Hay una insoportable carga que esclaviza los corazones: nuestra soberbia. Esta exaltación del propio yo, no permite que la gracia nos ayude a reconocer nuestra propia fragilidad y descansar en los brazos de la Divina Misericordia.

La vanagloria y la vanidad espiritual, nos hacen difícil reconocer al “eterno presente” del Hijo de Dios, del cual procede todo lo bueno de alma y el cuerpo, que se nos regala desde lo alto. La arrogancia es un burdo mecanismo de defensa, que pretende esconder lo que más cautiva el Corazón compasivo de Dios: nuestra fragilidad y pequeñez.

Recordar que es Cristo y no nosotros, el que siembra, riega y cosecha en nuestros corazones, nos motiva para examinar nuestro interior con humildad, y reconocer la constante obra divina en el alma y vida de nuestro prójimo, por sobre todas sus limitaciones, regalándonos alegría y paciencia en el propio corazón.

Esa es la razón por la que nuestra Madre del cielo nos enseña que la familia debe ser lugar de comprensión y de ternura. Esto es fruto de la humildad y la caridad. Solo viviendo según el Hijo de María, podremos reconocer en cada hombre un verdadero hermano, un auténtico integrante de la familia de la Iglesia y la misión de cada hogar como una escuela de amor.

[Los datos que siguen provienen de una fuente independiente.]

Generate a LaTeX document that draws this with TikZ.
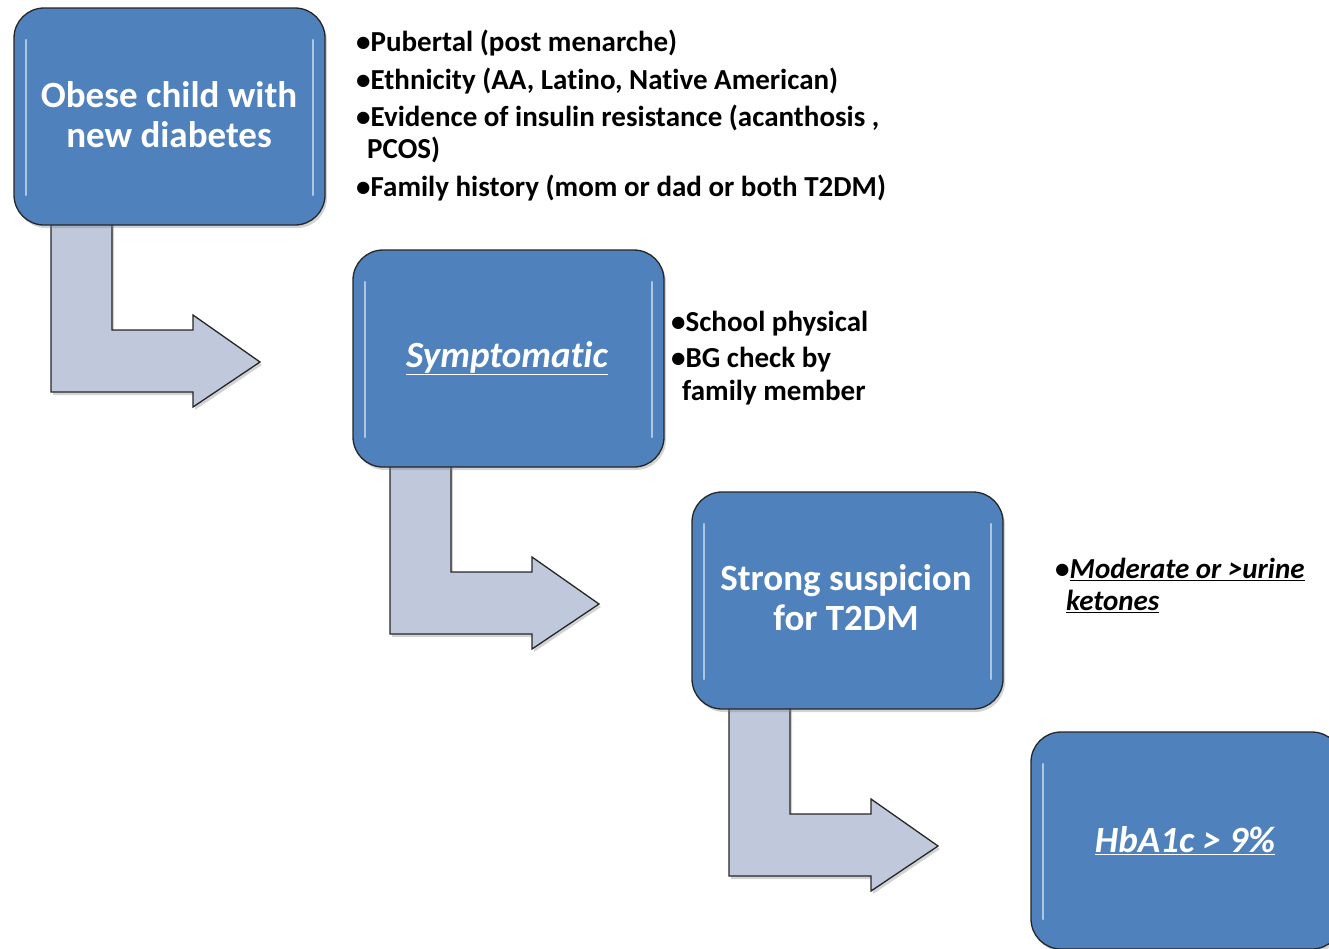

Qué verdad más esperanzadora y qué regalo tan gozoso nos hace redescubrir a la Reina de la Paz: el sentido profundo de nuestros afectos y sentimientos, que como prioridad se deben cultivar en el hogar, por sobre otro interés, comodidad o apetencia pasajera.

De la intensidad de la vivencia de la caridad y de la práctica del amor de Dios en cada hogar, depende el que cada hijo de la Iglesia reconozca en el prójimo a su “hermano”, tal como Cristo reconoce y quiere abrazarnos a todos.

Este es el camino que conduce hacia la paz, fruto de la gracia, don del Divino Espíritu y misión de los pastores por quienes debemos orar.